Code that draws figures
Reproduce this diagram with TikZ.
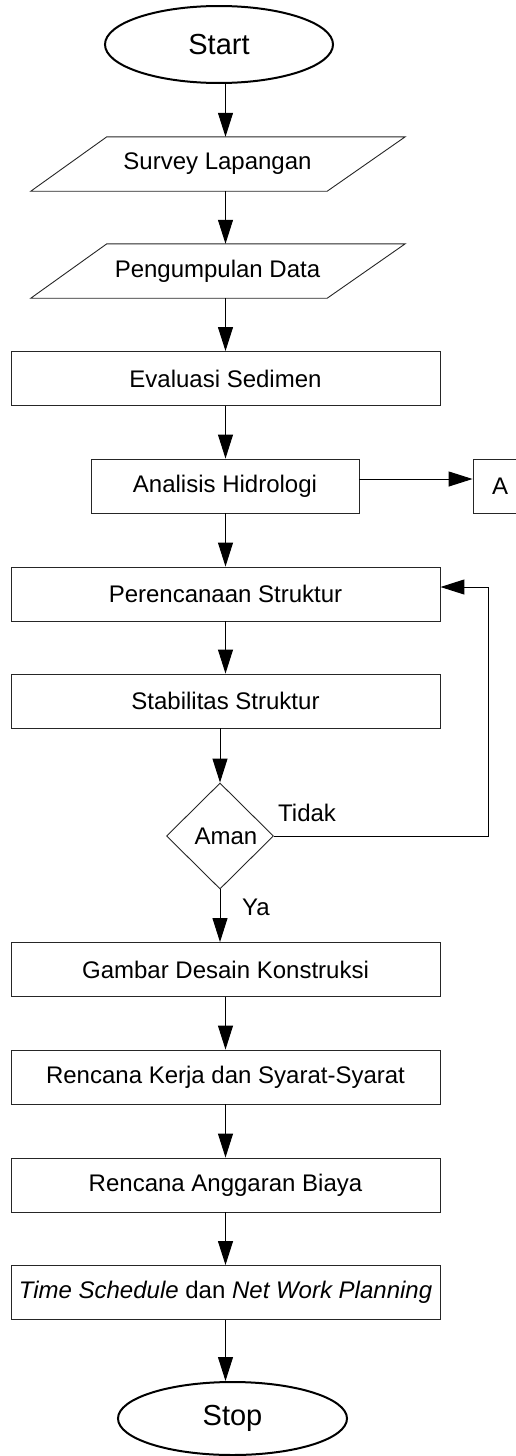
\documentclass[tikz,border=0pt]{standalone}
\usepackage{fontspec}
\setmainfont{Liberation Sans}
\usetikzlibrary{arrows.meta,shapes.geometric,calc}
\begin{document}
\begin{tikzpicture}[x=1pt,y=-1pt,
  txt/.style={font=\fontsize{24}{28}\selectfont},
  box/.style={txt, draw=black!85, line width=0.9pt, minimum width=429pt, minimum height=54pt, inner sep=0pt},
  term/.style={draw=black, ellipse, line width=2pt, inner sep=0pt, font=\fontsize{29}{34}\selectfont},
  paranode/.style={txt, minimum width=297pt, minimum height=54pt, inner sep=0pt},
  pline/.style={draw=black!85, line width=0.9pt},
  decision/.style={txt, draw=black!85, line width=0.9pt, diamond, minimum width=107pt, minimum height=106pt, inner sep=0pt},
  arr/.style={draw=black, line width=1pt, -{Triangle[length=24pt,width=15pt]}}
]
\useasboundingbox (0,0) rectangle (516,1456);

\node[term, minimum width=228pt, minimum height=77pt] (start) at (219,44.5) {Start};
\node[paranode] (survey) at (217.5,164) {Survey Lapangan};
\draw[pline] ($(survey.north west)+(38,0)$) -- ($(survey.north east)+(39,0)$) -- ($(survey.south east)+(-39,0)$) -- ($(survey.south west)+(-38,0)$) -- cycle;
\node[paranode] (peng) at (217.5,271) {Pengumpulan Data};
\draw[pline] ($(peng.north west)+(38,0)$) -- ($(peng.north east)+(39,0)$) -- ($(peng.south east)+(-39,0)$) -- ($(peng.south west)+(-38,0)$) -- cycle;
\node[box] (eval) at (225.5,378.5) {Evaluasi Sedimen};
\node[box, minimum width=268pt] (anal) at (225,486) {Analisis Hidrologi};
\node[box, minimum width=54pt] (A) at (500,486) {A};
\node[box] (peren) at (225.5,594) {Perencanaan Struktur};
\node[box] (stab) at (225.5,701) {Stabilitas Struktur};
\node[decision] (aman) at (220,836) {\hspace*{12pt}Aman};
\node[txt, anchor=west, inner sep=0pt] (tidak) at (278,813) {Tidak};
\node[txt, anchor=west, inner sep=0pt] (ya) at (242,907) {Ya};
\node[box] (gambar) at (225.5,969.5) {Gambar Desain Konstruksi};
\node[box] (kerja) at (225.5,1077) {Rencana Kerja dan Syarat-Syarat};
\node[box] (biaya) at (225.5,1185) {Rencana Anggaran Biaya};
\node[box] (time) at (225.5,1292.5) {\textit{Time Schedule} dan \textit{Net Work Planning}};
\node[term, minimum width=229pt, minimum height=73pt] (stop) at (232.5,1418.5) {Stop};

\coordinate (fb) at (488,587);

\draw[arr] (start.south -| eval.north) -- (survey.north -| eval.north);
\draw[arr] (survey.south -| eval.north) -- (peng.north -| eval.north);
\draw[arr] (peng.south -| eval.north) -- (eval.north);
\draw[arr] (eval.south) -- (anal.north -| eval.south);
\draw[arr] ($(anal.east)+(0,-7)$) -- ($(A.west)+(0,-7)$);
\draw[arr] (anal.south -| peren.north) -- (peren.north);
\draw[arr] (peren.south) -- (stab.north);
\draw[arr] (stab.south -| aman.north) -- (aman.north);
\draw[arr] (aman.east) -| (fb) -- (fb -| peren.east);
\draw[arr] (aman.south) -- (gambar.north -| aman.south);
\draw[arr] (gambar.south) -- (kerja.north);
\draw[arr] (kerja.south) -- (biaya.north);
\draw[arr] (biaya.south) -- (time.north);
\draw[arr] (time.south) -- (time.south |- stop.north);
\end{tikzpicture}
\end{document}
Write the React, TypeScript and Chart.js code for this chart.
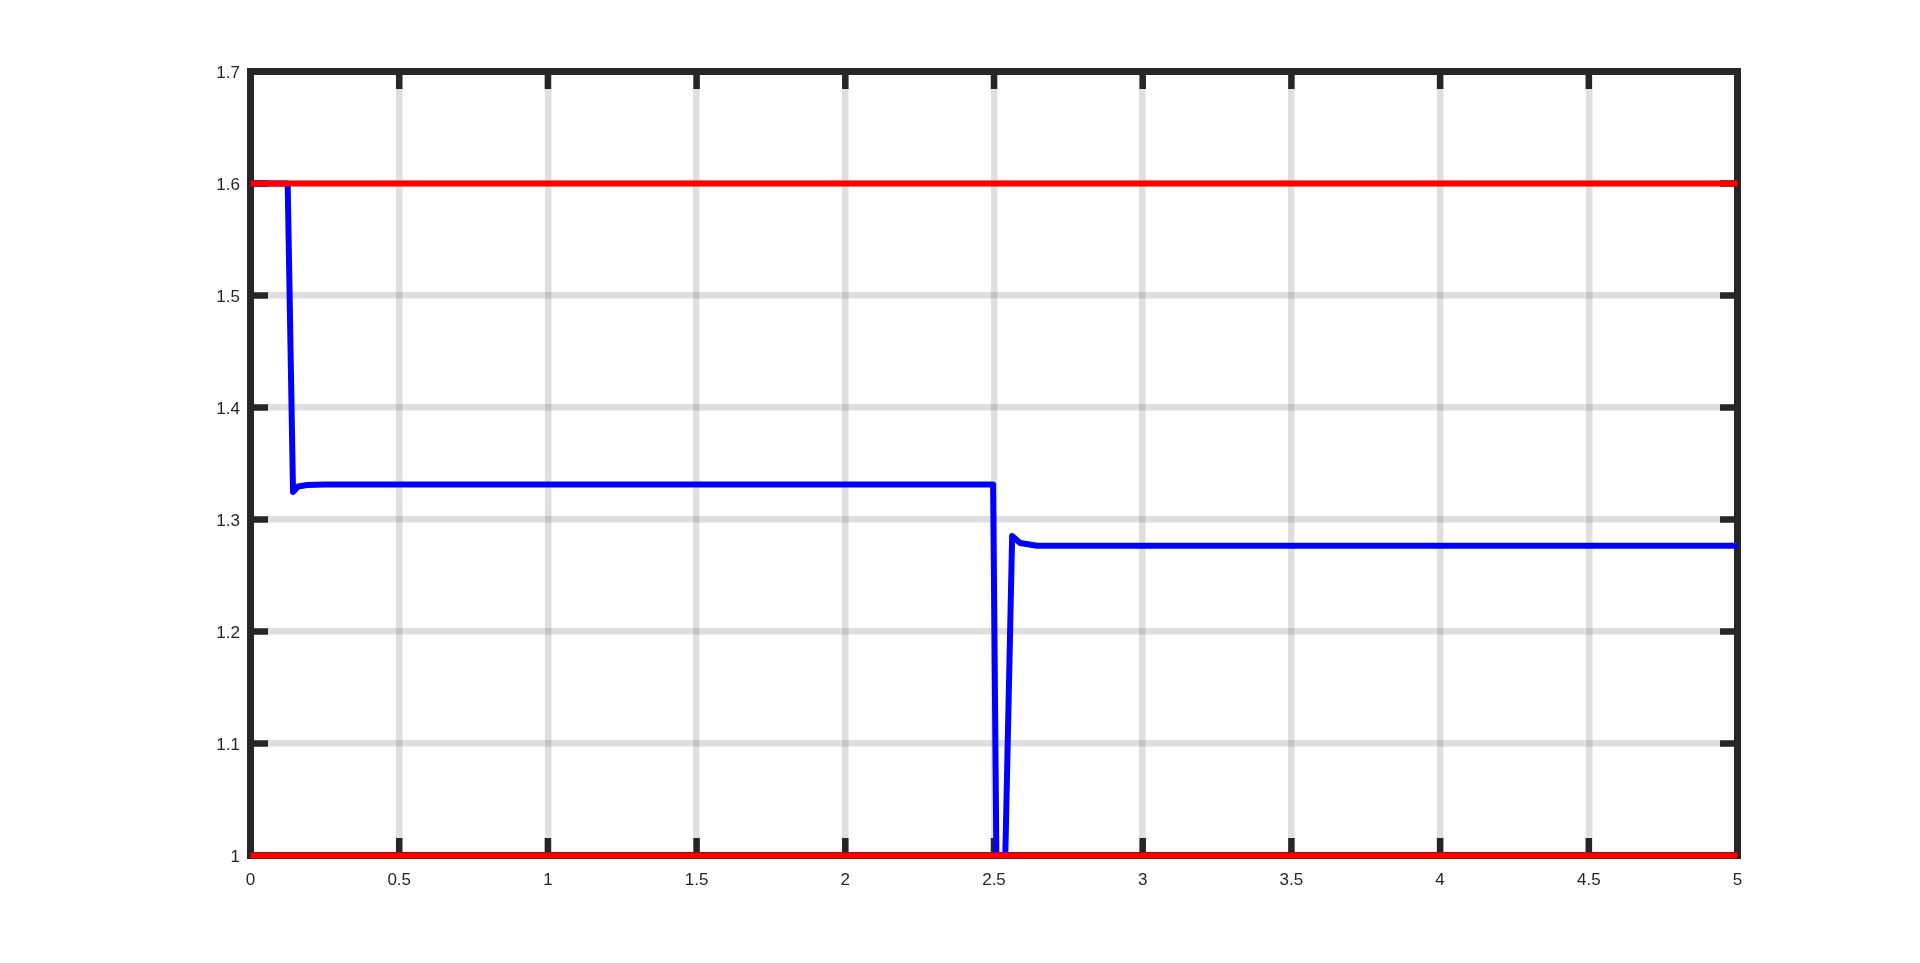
import { useEffect, useRef } from "react";
import { Chart, registerables } from "chart.js";

Chart.register(...registerables);

// controller output (blue) over time
const blueTime = [0, 0.125, 0.143, 0.16, 0.19, 0.25, 0.3, 2.497, 2.508, 2.538, 2.561, 2.588, 2.645, 5];
const blueValue = [1.6, 1.6, 1.3246, 1.3295, 1.3308, 1.3312, 1.3312, 1.3312, 1.0, 1.0, 1.2853, 1.279, 1.2766, 1.2765];

// limits (red)
const limitTime = [0, 5];
const upperLimit = [1.6, 1.6];
const lowerLimit = [1.0, 1.0];

const xTicks = [0, 0.5, 1, 1.5, 2, 2.5, 3, 3.5, 4, 4.5, 5];
const yTicks = [1, 1.1, 1.2, 1.3, 1.4, 1.5, 1.6, 1.7];

const AXIS_COLOR = "#262626";
const GRID_COLOR = "rgba(38, 38, 38, 0.15)";
const FONT = { family: "'Liberation Sans', Arial, sans-serif", size: 17 };

const toPoints = (xs: number[], ys: number[]) => xs.map((x, i) => ({ x, y: ys[i] }));

const fmt = (v: number) => String(Number(v.toFixed(2)));

// MATLAB-style box with inward ticks on all four sides
const boxPlugin = {
  id: "box",
  beforeDatasetsDraw(chart: Chart) {
    const { ctx, chartArea: a, scales } = chart;
    const len = 17.5;
    ctx.save();
    ctx.strokeStyle = AXIS_COLOR;
    ctx.lineWidth = 6.5;
    ctx.lineCap = "butt";
    ctx.beginPath();
    xTicks.forEach((v) => {
      const px = scales.x.getPixelForValue(v);
      ctx.moveTo(px, a.bottom);
      ctx.lineTo(px, a.bottom - len);
      ctx.moveTo(px, a.top);
      ctx.lineTo(px, a.top + len);
    });
    yTicks.forEach((v) => {
      const py = scales.y.getPixelForValue(v);
      ctx.moveTo(a.left, py);
      ctx.lineTo(a.left + len, py);
      ctx.moveTo(a.right, py);
      ctx.lineTo(a.right - len, py);
    });
    ctx.stroke();
    ctx.lineWidth = 7;
    ctx.lineJoin = "miter";
    ctx.strokeRect(a.left, a.top, a.right - a.left, a.bottom - a.top);
    ctx.restore();
  },
};

export default function App() {
  const canvasRef = useRef<HTMLCanvasElement>(null);

  useEffect(() => {
    document.body.style.margin = "0";
    if (!canvasRef.current) return;

    const chart = new Chart(canvasRef.current, {
      type: "line",
      data: {
        datasets: [
          {
            data: toPoints(limitTime, upperLimit),
            borderColor: "#ff0000",
            borderWidth: 6,
            pointRadius: 0,
            clip: 4,
          },
          {
            data: toPoints(limitTime, lowerLimit),
            borderColor: "#ff0000",
            borderWidth: 6,
            pointRadius: 0,
            clip: 4,
          },
          {
            data: toPoints(blueTime, blueValue),
            borderColor: "#0000ff",
            borderWidth: 6,
            borderJoinStyle: "round",
            pointRadius: 0,
            tension: 0,
          },
        ],
      },
      options: {
        responsive: false,
        animation: false,
        devicePixelRatio: 1,
        layout: { padding: { left: 0, top: 71.5, right: 182.5, bottom: 0 } },
        plugins: { legend: { display: false }, tooltip: { enabled: false } },
        scales: {
          x: {
            type: "linear",
            min: 0,
            max: 5,
            afterFit: (s: any) => {
              s.height = 107.5;
            },
            afterBuildTicks: (s: any) => {
              s.ticks = xTicks.map((value) => ({ value }));
            },
            grid: { color: GRID_COLOR, lineWidth: 6.5, drawTicks: false },
            border: { display: false },
            ticks: {
              color: AXIS_COLOR,
              font: FONT,
              padding: 15,
              maxRotation: 0,
              callback: (v: any) => fmt(Number(v)),
            },
          },
          y: {
            type: "linear",
            min: 1,
            max: 1.7,
            afterFit: (s: any) => {
              s.width = 250.5;
            },
            afterBuildTicks: (s: any) => {
              s.ticks = yTicks.map((value) => ({ value }));
            },
            grid: { color: GRID_COLOR, lineWidth: 6.5, drawTicks: false },
            border: { display: false },
            ticks: {
              color: AXIS_COLOR,
              font: FONT,
              padding: 10.5,
              labelOffset: 2,
              callback: (v: any) => fmt(Number(v)),
            },
          },
        },
      },
      plugins: [boxPlugin],
    });

    return () => {
      chart.destroy();
    };
  }, []);

  return (
    <div style={{ position: "fixed", left: 0, top: 0, width: 1920, height: 963, background: "#fff" }}>
      <canvas ref={canvasRef} width={1920} height={963} />
    </div>
  );
}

Task objective: The lines from the start of the entries above through the one containing "(0,0) rectangle (516,1456);" are to be retyped exactly, and no others. Pictures are left out.

Expected answer:
Reproduce this diagram with TikZ.
\documentclass[tikz,border=0pt]{standalone}
\usepackage{fontspec}
\setmainfont{Liberation Sans}
\usetikzlibrary{arrows.meta,shapes.geometric,calc}
\begin{document}
\begin{tikzpicture}[x=1pt,y=-1pt,
  txt/.style={font=\fontsize{24}{28}\selectfont},
  box/.style={txt, draw=black!85, line width=0.9pt, minimum width=429pt, minimum height=54pt, inner sep=0pt},
  term/.style={draw=black, ellipse, line width=2pt, inner sep=0pt, font=\fontsize{29}{34}\selectfont},
  paranode/.style={txt, minimum width=297pt, minimum height=54pt, inner sep=0pt},
  pline/.style={draw=black!85, line width=0.9pt},
  decision/.style={txt, draw=black!85, line width=0.9pt, diamond, minimum width=107pt, minimum height=106pt, inner sep=0pt},
  arr/.style={draw=black, line width=1pt, -{Triangle[length=24pt,width=15pt]}}
]
\useasboundingbox (0,0) rectangle (516,1456);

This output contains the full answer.